Todavía en la barriguita de mamá, ya se
sabía que era un bebé con mucho pelo, ella padecía una acidez impresionante.
Cuándo nací, una gran alfombra negra
cubría toda mi cabecita y parte de la nuca. En ese momento empezó mi calvario
capilar. Siguió creciendo sin control, tanto que había que atarlo, domarlo…,
fue el culpable de madrugones, para cepillarlo y aprisionarlo, bien en una
coleta, en dos o en unas trenzas.
Sólo sé que cuando llegaba la noche y
ya podía liberarlo, mi cabeza dejaba de latir, se me erizaba el cuero cabelludo
y el vello de todo el cuerpo y cada uno de los finísimos hilitos que componen
la cabellera, respiraban y saltaban de alegría. Tan grande era la tirantez, que
algunos se partían y caían muertos y felices porque ya no volverían a sentirse
aprisionados nunca más.
Aun así, seguían naciendo, se dejaban
ver tímidos, rizaditos. Lo que más me gustaba de los nuevos, es que no se
dejaban aprisionar.
Por fin un día se liberó, a su aire,
sin que nadie le arrebatara su libertad. Llegó la época de la adolescencia…,
todo él descansaba sobre frente, ojos, mejillas, orejas, nucas, espalda, hombros.
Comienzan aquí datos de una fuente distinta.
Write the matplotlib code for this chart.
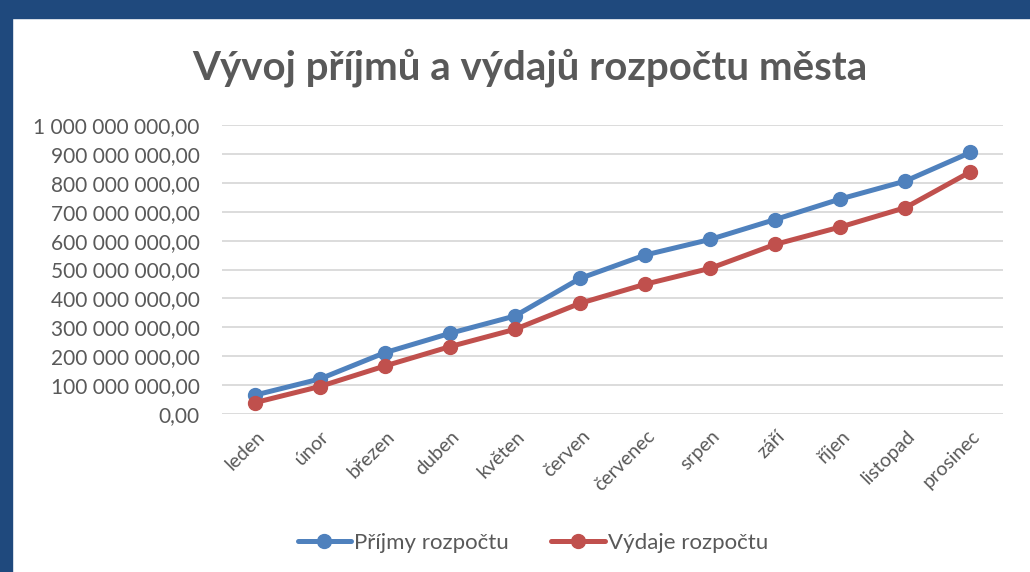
import matplotlib.pyplot as plt
from matplotlib.patches import Rectangle
from matplotlib.ticker import FuncFormatter, MultipleLocator
from matplotlib.transforms import ScaledTranslation

plt.rcParams['font.family'] = ['Lato', 'DejaVu Sans']

# data
mesice = ['leden', 'únor', 'březen', 'duben', 'květen', 'červen',
          'červenec', 'srpen', 'září', 'říjen', 'listopad', 'prosinec']
prijmy = [65e6, 121e6, 212e6, 279e6, 339e6, 469e6,
          550e6, 604e6, 673e6, 744e6, 806e6, 905e6]
vydaje = [39e6, 95e6, 166e6, 233e6, 293e6, 383e6,
          449e6, 504e6, 587e6, 647e6, 714e6, 838e6]

text_color = '#595959'
blue = '#4F81BD'
red = '#C0504D'


def czech_fmt(v, pos):
    s = f'{v:,.2f}'
    return s.replace(',', ' ').replace('.', ',')


fig = plt.figure(figsize=(10.3, 5.72), dpi=100)
ax = fig.add_axes([222 / 1030, 1 - 414 / 572, (1003 - 222) / 1030, (414 - 125) / 572])

x = range(len(mesice))
ax.plot(x, prijmy, color=blue, lw=3.6, marker='o', ms=10, label='Příjmy rozpočtu',
        solid_capstyle='round', zorder=3)
ax.plot(x, vydaje, color=red, lw=3.6, marker='o', ms=10, label='Výdaje rozpočtu',
        solid_capstyle='round', zorder=3)

ax.set_xlim(-0.5, len(mesice) - 0.5)
ax.set_ylim(0, 1e9)
ax.yaxis.set_major_locator(MultipleLocator(1e8))
ax.yaxis.set_major_formatter(FuncFormatter(czech_fmt))
ax.grid(axis='y', color='#D9D9D9', lw=1.3)
ax.set_axisbelow(True)
for s in ax.spines.values():
    s.set_visible(False)
ax.tick_params(axis='y', length=0, colors=text_color, labelsize=15, pad=16)
ax.set_xticks(list(x))
ax.set_xticklabels(mesice, rotation=45, ha='right', va='center', rotation_mode='anchor')
ax.tick_params(axis='x', length=0, colors=text_color, labelsize=14, pad=14)
shift = ScaledTranslation(7 / 100, 0, fig.dpi_scale_trans)
for lab in ax.get_xticklabels():
    lab.set_transform(lab.get_transform() + shift)

fig.suptitle('Vývoj příjmů a výdajů rozpočtu města', x=530 / 1030, y=1 - 68 / 572,
             va='center', fontsize=29, fontweight='bold', color=text_color)

leg = fig.legend(loc='center', bbox_to_anchor=(533 / 1030, 1 - 543 / 572), ncol=2,
                 frameon=False, fontsize=16, handlelength=2.4, columnspacing=1.9,
                 handletextpad=0.15)
for t in leg.get_texts():
    t.set_color(text_color)

# dark blue frame of the slide
fig.patches.append(Rectangle((0, 1 - 18 / 572), 1, 18 / 572, transform=fig.transFigure,
                             color='#1F497D', zorder=10))
fig.patches.append(Rectangle((0, 0), 12 / 1030, 1, transform=fig.transFigure,
                             color='#1F497D', zorder=10))

fig.savefig('out.png', dpi=100)
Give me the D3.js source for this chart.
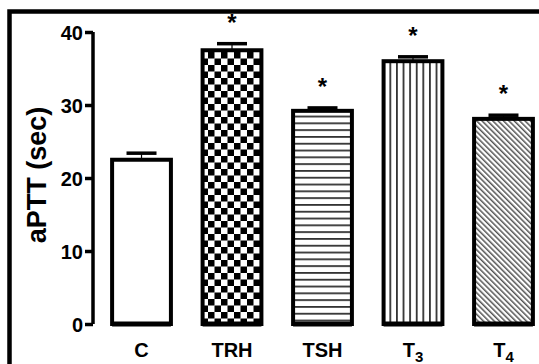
<!DOCTYPE html>
<html>
<head>
<meta charset="utf-8">
<script src="https://cdn.jsdelivr.net/npm/d3@7"></script>
<style>
  body { margin: 0; background: #fff; }
  text { font-family: Arial, "Liberation Sans", sans-serif; font-weight: bold; fill: #000; }
</style>
</head>
<body>
<script>
// data
var groups = ["C", "TRH", "TSH", "T3", "T4"];
var means = [22.5, 37.5, 29.2, 36.0, 28.1];
var sems = [0.9, 0.9, 0.4, 0.6, 0.5];
var signif = [false, true, true, true, true];
var yTicks = [0, 10, 20, 30, 40];
var fills = ["none", "checker", "hlines", "vlines", "diag"];

var W = 539, H = 364;
var svg = d3.select("body").append("svg").attr("width", W).attr("height", H);

// patterns
var defs = svg.append("defs");
var p1 = defs.append("pattern").attr("id", "checker").attr("patternUnits", "userSpaceOnUse")
  .attr("width", 13).attr("height", 13);
p1.append("rect").attr("width", 13).attr("height", 13).attr("fill", "#fff");
p1.append("rect").attr("width", 6.5).attr("height", 6.5).attr("fill", "#000");
p1.append("rect").attr("x", 6.5).attr("y", 6.5).attr("width", 6.5).attr("height", 6.5).attr("fill", "#000");

var p2 = defs.append("pattern").attr("id", "hlines").attr("patternUnits", "userSpaceOnUse")
  .attr("width", 10).attr("height", 6.8);
p2.append("rect").attr("width", 10).attr("height", 6.8).attr("fill", "#fff");
p2.append("rect").attr("y", 0).attr("width", 10).attr("height", 1.8).attr("fill", "#333");

var p3 = defs.append("pattern").attr("id", "vlines").attr("patternUnits", "userSpaceOnUse")
  .attr("width", 6.6).attr("height", 10);
p3.append("rect").attr("width", 6.6).attr("height", 10).attr("fill", "#fff");
p3.append("rect").attr("x", 0).attr("width", 1.8).attr("height", 10).attr("fill", "#333");

var p4 = defs.append("pattern").attr("id", "diag").attr("patternUnits", "userSpaceOnUse")
  .attr("width", 3.8).attr("height", 4).attr("patternTransform", "rotate(-45)");
p4.append("rect").attr("width", 3.8).attr("height", 4).attr("fill", "#fff");
p4.append("rect").attr("width", 1.5).attr("height", 4).attr("fill", "#555");

// frame
svg.append("path").attr("d", "M9.5," + H + " V11.5 H" + W)
  .attr("fill", "none").attr("stroke", "#000").attr("stroke-width", 4.5);

var x = d3.scaleBand().domain(groups).range([94, 551]).paddingInner(0.35).paddingOuter(0.2);
var y = d3.scaleLinear().domain([0, 40]).range([324, 32]);

// y axis
var yAxis = svg.append("g").attr("transform", "translate(93,0)")
  .call(d3.axisLeft(y).tickValues(yTicks).tickSize(8).tickPadding(2));
yAxis.select(".domain").attr("stroke-width", 3.5).attr("d", "M0," + y(40) + "V" + y(0));
yAxis.selectAll(".tick line").attr("stroke-width", 3.5);
yAxis.selectAll(".tick text").style("font-size", "20px").style("font-weight", "bold")
  .style("font-family", "Arial, 'Liberation Sans', sans-serif").attr("dy", "0.36em");

svg.append("text")
  .attr("transform", "translate(46,175) rotate(-90)")
  .attr("text-anchor", "middle")
  .style("font-size", "27px")
  .text("aPTT (sec)");

// bars
var bw = x.bandwidth();
var bars = svg.append("g").selectAll("g").data(groups).join("g");

// error bars
bars.append("line")
  .attr("x1", function (d) { return x(d) + bw / 2; })
  .attr("x2", function (d) { return x(d) + bw / 2; })
  .attr("y1", function (d, i) { return y(means[i]); })
  .attr("y2", function (d, i) { return y(means[i] + sems[i]); })
  .attr("stroke", "#000").attr("stroke-width", 1.2);
bars.append("line")
  .attr("x1", function (d) { return x(d) + bw / 2 - 15; })
  .attr("x2", function (d) { return x(d) + bw / 2 + 15; })
  .attr("y1", function (d, i) { return y(means[i] + sems[i]); })
  .attr("y2", function (d, i) { return y(means[i] + sems[i]); })
  .attr("stroke", "#000").attr("stroke-width", 3.5);

bars.append("rect")
  .attr("x", function (d) { return x(d); })
  .attr("width", bw)
  .attr("y", function (d, i) { return y(means[i]); })
  .attr("height", function (d, i) { return y(0) - y(means[i]); })
  .attr("fill", function (d, i) { return fills[i] === "none" ? "#fff" : "url(#" + fills[i] + ")"; })
  .attr("stroke", "#000").attr("stroke-width", 4);

bars.append("line")
  .attr("x1", function (d) { return x(d); })
  .attr("x2", function (d) { return x(d) + bw; })
  .attr("y1", y(0)).attr("y2", y(0))
  .attr("stroke", "#000").attr("stroke-width", 5);

// significance stars
bars.filter(function (d, i) { return signif[i]; }).append("text")
  .attr("x", function (d) { return x(d) + bw / 2; })
  .attr("y", function (d) { var i = groups.indexOf(d); return y(means[i] + sems[i]) - 13; })
  .attr("text-anchor", "middle")
  .style("font-size", "24px")
  .text("*");

// category labels
var lab = svg.append("g").selectAll("text").data(groups).join("text")
  .attr("x", function (d) { return x(d) + bw / 2; })
  .attr("y", 357)
  .attr("text-anchor", "middle")
  .style("font-size", "20px");
lab.each(function (d) {
  var t = d3.select(this);
  if (d === "T3" || d === "T4") {
    t.append("tspan").text("T");
    t.append("tspan").attr("dy", 5).style("font-size", "15px").text(d.slice(1));
  } else {
    t.text(d);
  }
});
</script>
</body>
</html>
Hiciera frío o
calor, ahí estaba, impresionantemente, anárquico y arrebatadoramente loco.
De repente, un buen día, ¡ay!: una cana, no, son dos, ¿cómo dos?, muchas. No
puede ser. Lo de “canas y cuernos no son de vejez”, no me consoló. Todavía no
había superado la treintena y ya estaban ahí, recordándome algo para lo que no
estaba preparada.
Hoy, después de pasar por toda una
paleta de colores, de tamaños…, con la mentalidad y la edad correspondiente a
mi categoría de mujer madura, siento que por primera vez, mi cabello es feliz.
Muy buena la historia de tu pelo. He disfrutado mucho leyéndola. Muy bien llevada.